*Directions:* Transcribe the full listing exactly, and drop every picture.
____ Information supplied
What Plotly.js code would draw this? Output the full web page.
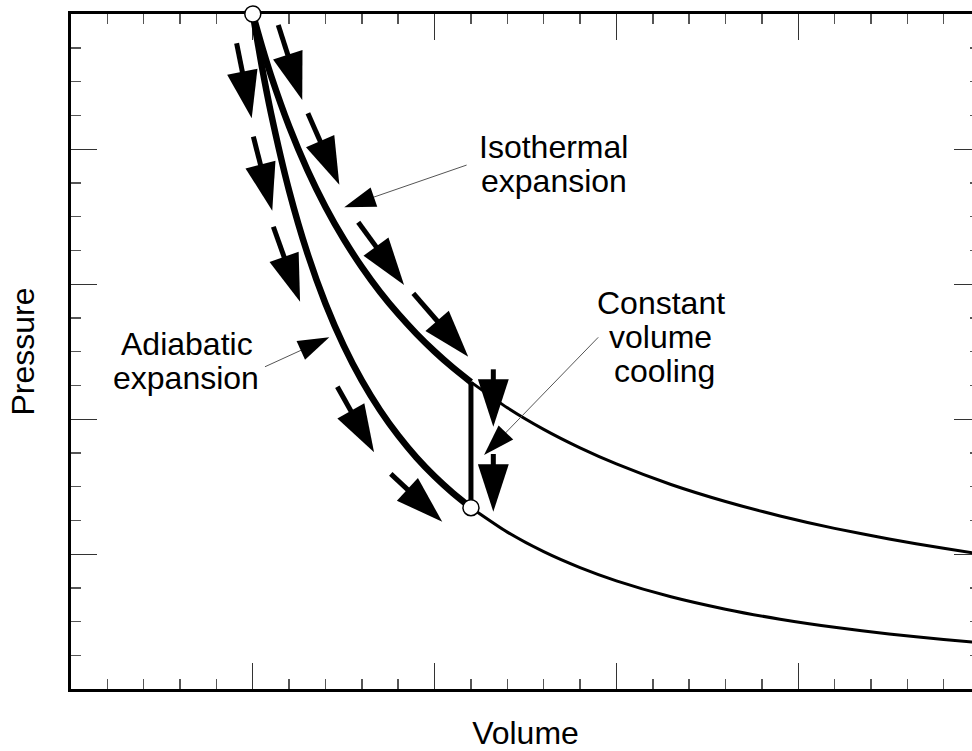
<!DOCTYPE html>
<html>
<head>
<meta charset="utf-8">
<script src="https://cdn.plot.ly/plotly-3.0.1.min.js"></script>
<style>
html, body { margin: 0; padding: 0; overflow: hidden; background: #fff; }
#chart { width: 980px; height: 760px; }
</style>
</head>
<body>
<div id="chart"></div>
<script>
// ---- Data (Volume, Pressure in axis units) ----
// Isothermal expansion (thick part, from start point to the constant-volume step)
const isoHotV = [1.0, 1.05, 1.1, 1.2, 1.3, 1.4, 1.5, 1.6, 1.7, 1.8, 1.9, 2.0, 2.1, 2.2];
const isoHotP = [5.0, 4.762, 4.545, 4.167, 3.846, 3.571, 3.333, 3.125, 2.941, 2.778, 2.632, 2.5, 2.381, 2.273];
// Isothermal continuation (thin)
const isoRestV = [2.2, 2.4, 2.6, 2.8, 3.0, 3.3, 3.6, 3.9, 4.2, 4.5, 4.8, 5.0];
const isoRestP = [2.273, 2.083, 1.923, 1.786, 1.667, 1.515, 1.389, 1.282, 1.190, 1.111, 1.042, 1.0];
// Adiabatic expansion (thick part)
const adiHotV = [1.0, 1.05, 1.1, 1.2, 1.3, 1.4, 1.5, 1.6, 1.7, 1.8, 1.9, 2.0, 2.1, 2.2];
const adiHotP = [5.0, 4.610, 4.266, 3.690, 3.229, 2.854, 2.544, 2.284, 2.065, 1.877, 1.715, 1.575, 1.452, 1.343];
// Adiabatic continuation (thin)
const adiRestV = [2.2, 2.4, 2.6, 2.8, 3.0, 3.3, 3.6, 3.9, 4.2, 4.5, 4.8, 5.0];
const adiRestP = [1.343, 1.162, 1.017, 0.899, 0.801, 0.683, 0.591, 0.517, 0.457, 0.408, 0.366, 0.342];
// Constant volume cooling step
const stepV = [2.2, 2.2];
const stepP = [2.273, 1.343];
// State points (open circles)
const stateV = [1.0, 2.2];
const stateP = [5.0, 1.343];
// Direction arrows: tail -> tip
const dirTailV = [0.911, 1.003, 1.113, 1.465, 1.759, 1.140, 1.303, 1.580, 1.883, 2.323, 2.323];
const dirTailP = [4.783, 4.091, 3.424, 2.239, 1.593, 4.919, 4.264, 3.457, 2.931, 2.368, 1.741];
const dirTipV  = [0.994, 1.107, 1.260, 1.667, 2.042, 1.272, 1.476, 1.832, 2.185, 2.323, 2.323];
const dirTipP  = [4.227, 3.543, 2.869, 1.753, 1.239, 4.363, 3.736, 2.993, 2.461, 1.943, 1.313];
// Label pointer arrows: tail -> tip (Isothermal, Adiabatic, Constant volume)
const ptrTailV = [2.176, 1.067, 2.900];
const ptrTailP = [3.881, 2.387, 2.605];
const ptrTipV  = [1.503, 1.421, 2.272];
const ptrTipP  = [3.568, 2.605, 1.733];
// Text
const xTitle = 'Volume';
const yTitle = 'Pressure';

const FONT = 'Liberation Sans, Arial, Helvetica, sans-serif';

const traces = [];
function curve(x, y, w) {
  traces.push({x: x, y: y, type: 'scatter', mode: 'lines',
    line: {color: '#000', width: w, shape: 'spline', smoothing: 0.6},
    hoverinfo: 'skip', showlegend: false});
}
curve(isoRestV, isoRestP, 3);
curve(adiRestV, adiRestP, 3);
curve(isoHotV, isoHotP, 6.5);
curve(adiHotV, adiHotP, 6.5);
traces.push({x: stepV, y: stepP, type: 'scatter', mode: 'lines',
  line: {color: '#000', width: 5}, hoverinfo: 'skip', showlegend: false});

for (let i = 0; i < dirTailV.length; i++) {
  traces.push({x: [dirTailV[i], dirTipV[i]], y: [dirTailP[i], dirTipP[i]],
    type: 'scatter', mode: 'lines+markers',
    line: {color: '#000', width: 5},
    marker: {symbol: 'arrow', size: [0, 50], angleref: 'previous', color: '#000',
             opacity: 1, line: {width: 0}},
    hoverinfo: 'skip', showlegend: false});
}
for (let i = 0; i < ptrTailV.length; i++) {
  traces.push({x: [ptrTailV[i], ptrTipV[i]], y: [ptrTailP[i], ptrTipP[i]],
    type: 'scatter', mode: 'lines+markers',
    line: {color: '#555', width: 1},
    marker: {symbol: 'arrow', size: [0, 33], angleref: 'previous', color: '#000',
             opacity: 1, line: {width: 0}},
    hoverinfo: 'skip', showlegend: false});
}
traces.push({x: stateV, y: stateP, type: 'scatter', mode: 'markers',
  marker: {size: 16, color: '#fff', opacity: 1, line: {color: '#000', width: 1.5}},
  cliponaxis: false, hoverinfo: 'skip', showlegend: false});

const axisCommon = {
  showline: true, linewidth: 3, linecolor: '#000', mirror: 'ticks',
  ticks: 'inside', ticklen: 26, tickwidth: 1, tickcolor: '#333',
  showticklabels: false, showgrid: false, zeroline: false,
  layer: 'below traces', fixedrange: true
};

function label(text, x, y) {
  return {text: text, x: x, y: y, xref: 'x', yref: 'y', showarrow: false,
    xanchor: 'center', yanchor: 'middle',
    font: {family: FONT, size: 32, color: '#000'}};
}

const layout = {
  width: 980, height: 760,
  margin: {l: 71, r: 0, t: 14, b: 71},
  paper_bgcolor: '#fff', plot_bgcolor: '#fff',
  font: {family: FONT, color: '#000'},
  showlegend: false,
  xaxis: Object.assign({}, axisCommon, {
    range: [0, 5], tick0: 0, dtick: 1,
    minor: {ticks: 'inside', ticklen: 10, tickwidth: 1.5, tickcolor: '#555', dtick: 0.2, showgrid: false},
    title: {text: xTitle, font: {family: FONT, size: 32, color: '#000'}, standoff: 31}
  }),
  yaxis: Object.assign({}, axisCommon, {
    range: [0, 5], tick0: 0, dtick: 1,
    minor: {ticks: 'inside', ticklen: 10, tickwidth: 1.5, tickcolor: '#555', dtick: 0.25, showgrid: false},
    title: {text: yTitle, font: {family: FONT, size: 32, color: '#000'}, standoff: 24}
  }),
  annotations: [
    label('Isothermal', 2.654, 4.013),
    label('expansion', 2.657, 3.761),
    label('Adiabatic', 0.636, 2.555),
    label('expansion', 0.630, 2.303),
    label('Constant', 3.245, 2.859),
    label('volume', 3.240, 2.607),
    label('cooling', 3.262, 2.356)
  ]
};

Plotly.newPlot('chart', traces, layout, {staticPlot: true, displayModeBar: false});
</script>
</body>
</html>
________
*Full output:*
What Plotly.js code would draw this? Output the full web page.
<!DOCTYPE html>
<html>
<head>
<meta charset="utf-8">
<script src="https://cdn.plot.ly/plotly-3.0.1.min.js"></script>
<style>
html, body { margin: 0; padding: 0; overflow: hidden; background: #fff; }
#chart { width: 980px; height: 760px; }
</style>
</head>
<body>
<div id="chart"></div>
<script>
// ---- Data (Volume, Pressure in axis units) ----
// Isothermal expansion (thick part, from start point to the constant-volume step)
const isoHotV = [1.0, 1.05, 1.1, 1.2, 1.3, 1.4, 1.5, 1.6, 1.7, 1.8, 1.9, 2.0, 2.1, 2.2];
const isoHotP = [5.0, 4.762, 4.545, 4.167, 3.846, 3.571, 3.333, 3.125, 2.941, 2.778, 2.632, 2.5, 2.381, 2.273];
// Isothermal continuation (thin)
const isoRestV = [2.2, 2.4, 2.6, 2.8, 3.0, 3.3, 3.6, 3.9, 4.2, 4.5, 4.8, 5.0];
const isoRestP = [2.273, 2.083, 1.923, 1.786, 1.667, 1.515, 1.389, 1.282, 1.190, 1.111, 1.042, 1.0];
// Adiabatic expansion (thick part)
const adiHotV = [1.0, 1.05, 1.1, 1.2, 1.3, 1.4, 1.5, 1.6, 1.7, 1.8, 1.9, 2.0, 2.1, 2.2];
const adiHotP = [5.0, 4.610, 4.266, 3.690, 3.229, 2.854, 2.544, 2.284, 2.065, 1.877, 1.715, 1.575, 1.452, 1.343];
// Adiabatic continuation (thin)
const adiRestV = [2.2, 2.4, 2.6, 2.8, 3.0, 3.3, 3.6, 3.9, 4.2, 4.5, 4.8, 5.0];
const adiRestP = [1.343, 1.162, 1.017, 0.899, 0.801, 0.683, 0.591, 0.517, 0.457, 0.408, 0.366, 0.342];
// Constant volume cooling step
const stepV = [2.2, 2.2];
const stepP = [2.273, 1.343];
// State points (open circles)
const stateV = [1.0, 2.2];
const stateP = [5.0, 1.343];
// Direction arrows: tail -> tip
const dirTailV = [0.911, 1.003, 1.113, 1.465, 1.759, 1.140, 1.303, 1.580, 1.883, 2.323, 2.323];
const dirTailP = [4.783, 4.091, 3.424, 2.239, 1.593, 4.919, 4.264, 3.457, 2.931, 2.368, 1.741];
const dirTipV  = [0.994, 1.107, 1.260, 1.667, 2.042, 1.272, 1.476, 1.832, 2.185, 2.323, 2.323];
const dirTipP  = [4.227, 3.543, 2.869, 1.753, 1.239, 4.363, 3.736, 2.993, 2.461, 1.943, 1.313];
// Label pointer arrows: tail -> tip (Isothermal, Adiabatic, Constant volume)
const ptrTailV = [2.176, 1.067, 2.900];
const ptrTailP = [3.881, 2.387, 2.605];
const ptrTipV  = [1.503, 1.421, 2.272];
const ptrTipP  = [3.568, 2.605, 1.733];
// Text
const xTitle = 'Volume';
const yTitle = 'Pressure';

const FONT = 'Liberation Sans, Arial, Helvetica, sans-serif';

const traces = [];
function curve(x, y, w) {
  traces.push({x: x, y: y, type: 'scatter', mode: 'lines',
    line: {color: '#000', width: w, shape: 'spline', smoothing: 0.6},
    hoverinfo: 'skip', showlegend: false});
}
curve(isoRestV, isoRestP, 3);
curve(adiRestV, adiRestP, 3);
curve(isoHotV, isoHotP, 6.5);
curve(adiHotV, adiHotP, 6.5);
traces.push({x: stepV, y: stepP, type: 'scatter', mode: 'lines',
  line: {color: '#000', width: 5}, hoverinfo: 'skip', showlegend: false});

for (let i = 0; i < dirTailV.length; i++) {
  traces.push({x: [dirTailV[i], dirTipV[i]], y: [dirTailP[i], dirTipP[i]],
    type: 'scatter', mode: 'lines+markers',
    line: {color: '#000', width: 5},
    marker: {symbol: 'arrow', size: [0, 50], angleref: 'previous', color: '#000',
             opacity: 1, line: {width: 0}},
    hoverinfo: 'skip', showlegend: false});
}
for (let i = 0; i < ptrTailV.length; i++) {
  traces.push({x: [ptrTailV[i], ptrTipV[i]], y: [ptrTailP[i], ptrTipP[i]],
    type: 'scatter', mode: 'lines+markers',
    line: {color: '#555', width: 1},
    marker: {symbol: 'arrow', size: [0, 33], angleref: 'previous', color: '#000',
             opacity: 1, line: {width: 0}},
    hoverinfo: 'skip', showlegend: false});
}
traces.push({x: stateV, y: stateP, type: 'scatter', mode: 'markers',
  marker: {size: 16, color: '#fff', opacity: 1, line: {color: '#000', width: 1.5}},
  cliponaxis: false, hoverinfo: 'skip', showlegend: false});

const axisCommon = {
  showline: true, linewidth: 3, linecolor: '#000', mirror: 'ticks',
  ticks: 'inside', ticklen: 26, tickwidth: 1, tickcolor: '#333',
  showticklabels: false, showgrid: false, zeroline: false,
  layer: 'below traces', fixedrange: true
};

function label(text, x, y) {
  return {text: text, x: x, y: y, xref: 'x', yref: 'y', showarrow: false,
    xanchor: 'center', yanchor: 'middle',
    font: {family: FONT, size: 32, color: '#000'}};
}

const layout = {
  width: 980, height: 760,
  margin: {l: 71, r: 0, t: 14, b: 71},
  paper_bgcolor: '#fff', plot_bgcolor: '#fff',
  font: {family: FONT, color: '#000'},
  showlegend: false,
  xaxis: Object.assign({}, axisCommon, {
    range: [0, 5], tick0: 0, dtick: 1,
    minor: {ticks: 'inside', ticklen: 10, tickwidth: 1.5, tickcolor: '#555', dtick: 0.2, showgrid: false},
    title: {text: xTitle, font: {family: FONT, size: 32, color: '#000'}, standoff: 31}
  }),
  yaxis: Object.assign({}, axisCommon, {
    range: [0, 5], tick0: 0, dtick: 1,
    minor: {ticks: 'inside', ticklen: 10, tickwidth: 1.5, tickcolor: '#555', dtick: 0.25, showgrid: false},
    title: {text: yTitle, font: {family: FONT, size: 32, color: '#000'}, standoff: 24}
  }),
  annotations: [
    label('Isothermal', 2.654, 4.013),
    label('expansion', 2.657, 3.761),
    label('Adiabatic', 0.636, 2.555),
    label('expansion', 0.630, 2.303),
    label('Constant', 3.245, 2.859),
    label('volume', 3.240, 2.607),
    label('cooling', 3.262, 2.356)
  ]
};

Plotly.newPlot('chart', traces, layout, {staticPlot: true, displayModeBar: false});
</script>
</body>
</html>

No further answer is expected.